Congress is looking to put together a second economic stimulus package (see below). This one may include funding for national infrastructure including roads, bridges and schools.
An often-heard criticism of this approach is that spending on infrastructure can come too slowly to have an impact.
One counter example to this point is the bridge collapse in Minneapolis from last August: the concrete for the replacement bridge began flowing last winter, and the bridge is now halfway done. They expect to be finished entirely by December.
There are many other projects, especially repair work, that can and should be done now–they need to be done anyway so why not accelerate the spending to stimulate the economy in the short-run? On schools, for example, “…the Portland Public Schools estimate an $800 million deferred maintenance backlog and the Los Angeles Unified School District estimates a $5 billion backlog in their existing facilities”.
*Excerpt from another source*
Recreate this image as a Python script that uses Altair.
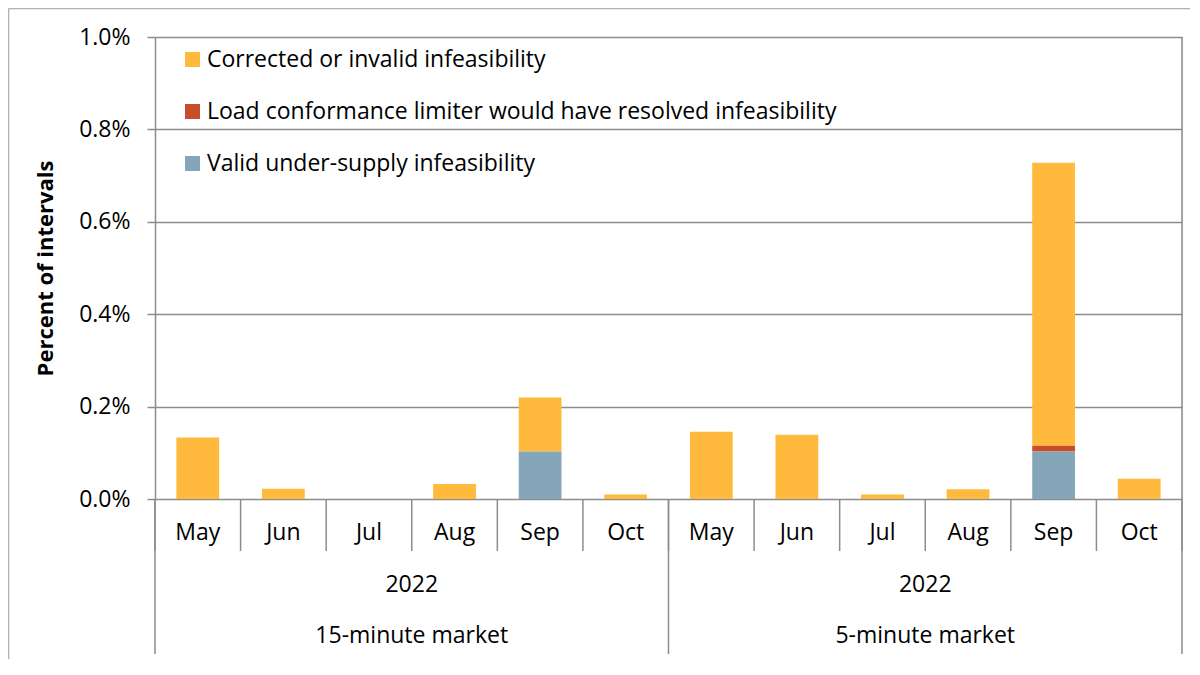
import altair as alt
import pandas as pd

months = ["May", "Jun", "Jul", "Aug", "Sep", "Oct"]
markets = ["15-minute market", "5-minute market"]
year_label = "2022"
series = [
    "Corrected or invalid infeasibility",
    "Load conformance limiter would have resolved infeasibility",
    "Valid under-supply infeasibility",
]
colors = ["#FFB93C", "#C94C2B", "#84A6B8"]
stack_rank = [2, 1, 0]  # Valid at the bottom, Corrected on top

valid_15 = [0, 0, 0, 0, 0.103, 0]
load_15 = [0, 0, 0, 0, 0, 0]
corr_15 = [0.133, 0.022, 0, 0.0325, 0.1165, 0.0095]
valid_5 = [0, 0, 0, 0, 0.103, 0]
load_5 = [0, 0, 0, 0, 0.012, 0]
corr_5 = [0.1455, 0.139, 0.0095, 0.021, 0.613, 0.0436]

y_ticks = [0.0, 0.2, 0.4, 0.6, 0.8, 1.0]

FONT = "Open Sans"
FS = 23
GRID = "#8C8C8C"

values_by_market = [
    [corr_15, load_15, valid_15],
    [corr_5, load_5, valid_5],
]

rows = []
for mi, market in enumerate(markets):
    for j, m in enumerate(months):
        idx = mi * len(months) + j
        for si, s in enumerate(series):
            v = values_by_market[mi][si][j]
            if v > 0:
                rows.append({"x0": idx + 0.25, "x1": idx + 0.75, "value": v,
                             "series": s, "rank": stack_rank[si]})
bars_df = pd.DataFrame(rows)

n_cat = len(months) * len(markets)
month_df = pd.DataFrame({"x": [i + 0.5 for i in range(n_cat)],
                         "label": months * len(markets)})
sep_df = pd.DataFrame({"x": list(range(n_cat + 1))})
group_sep_df = pd.DataFrame({"x": [i * len(months) for i in range(len(markets) + 1)]})
group_df = pd.DataFrame({"x": [i * len(months) + len(months) / 2 for i in range(len(markets))],
                         "market": markets, "year": [year_label] * len(markets)})
right_df = pd.DataFrame({"x": [n_cat]})

xscale = alt.Scale(domain=[0, n_cat])

bars = alt.Chart(bars_df).transform_stack(
    stack="value", groupby=["x0"], as_=["y0", "y1"],
    sort=[alt.SortField("rank", order="ascending")],
).mark_bar().encode(
    x=alt.X("x0:Q", scale=xscale, axis=None),
    x2="x1:Q",
    y=alt.Y("y0:Q",
            scale=alt.Scale(domain=[0, 1], nice=False),
            axis=alt.Axis(values=y_ticks,
                          labelExpr="format(datum.value, '.1f') + '%'",
                          title="Percent of intervals",
                          grid=True, gridColor=GRID, gridWidth=1.5,
                          domainColor=GRID, domainWidth=1.5,
                          tickColor=GRID, tickWidth=1.5, tickSize=8,
                          labelPadding=17, labelFontSize=FS, labelFont=FONT,
                          labelColor="#000000",
                          titleFont=FONT, titleFontSize=FS - 1, titleFontWeight="bold",
                          titleColor="#000000",
                          titleX=-110, titleY=231, titleAngle=270,
                          titleBaseline="middle", titleAlign="center")),
    y2="y1:Q",
    color=alt.Color("series:N",
                    scale=alt.Scale(domain=series, range=colors),
                    legend=alt.Legend(title=None, orient="none", legendX=26, legendY=11,
                                      symbolType="square", symbolSize=225,
                                      symbolStrokeWidth=0, labelFontSize=FS,
                                      labelFont=FONT, labelColor="#000000",
                                      rowPadding=28, labelOffset=3, labelLimit=900)),
)

seps = alt.Chart(sep_df).mark_rule(color=GRID, strokeWidth=1.5).encode(
    x=alt.X("x:Q", scale=xscale, axis=None),
    y=alt.value(462), y2=alt.value(514))

group_seps = alt.Chart(group_sep_df).mark_rule(color=GRID, strokeWidth=1.5).encode(
    x=alt.X("x:Q", scale=xscale, axis=None),
    y=alt.value(462), y2=alt.value(617))

right_border = alt.Chart(right_df).mark_rule(color=GRID, strokeWidth=1.5).encode(
    x=alt.X("x:Q", scale=xscale, axis=None),
    y=alt.value(0), y2=alt.value(462))

month_text = alt.Chart(month_df).mark_text(font=FONT, fontSize=FS, color="#000000",
                                           baseline="middle").encode(
    x=alt.X("x:Q", scale=xscale, axis=None), y=alt.value(496), text="label:N")

year_text = alt.Chart(group_df).mark_text(font=FONT, fontSize=FS, color="#000000",
                                          baseline="middle").encode(
    x=alt.X("x:Q", scale=xscale, axis=None), y=alt.value(548), text="year:N")

market_text = alt.Chart(group_df).mark_text(font=FONT, fontSize=FS, color="#000000",
                                            baseline="middle").encode(
    x=alt.X("x:Q", scale=xscale, axis=None), y=alt.value(599), text="market:N")

frame_left = alt.Chart(right_df).mark_rule(color="#B0B0B0", strokeWidth=1.5).encode(
    x=alt.value(-146.5), y=alt.value(-28.5), y2=alt.value(632))
frame_top = alt.Chart(right_df).mark_rule(color="#B0B0B0", strokeWidth=1.5).encode(
    x=alt.value(-146.5), x2=alt.value(1040), y=alt.value(-28.5))

chart = alt.layer(
    frame_left, frame_top, right_border, bars, seps, group_seps,
    month_text, year_text, market_text,
).properties(
    width=1027, height=462,
    autosize=alt.AutoSizeParams(type="none"),
    padding={"left": 147, "top": 29, "right": 8, "bottom": 160},
).configure_view(stroke=None).configure(background="white")

chart.save("out.html", embed_options={"renderer": "svg", "actions": False})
The sooner we start, the sooner we can get our highways unclogged, our schools more energy efficient, and our bridges safer–all while stimulating jobs creation for our weak economy.

Democrats See a Need for Further Economic Stimulus –

On Tuesday, Nancy Pelosi of California, the speaker of the House, and other House Democrats met with economists to draft another stimulus package, saying it was likely to include spending for roads, bridges, schools and other public facilities, as well as aid for states confronting smaller tax revenues in the face of the housing downturn.
“This is a serious situation,” said Lawrence H. Summers, a former Treasury secretary in the Clinton administration who attended the meeting, according to Bloomberg News. “We are in much more danger of responding inefficiently than in responding excessively.”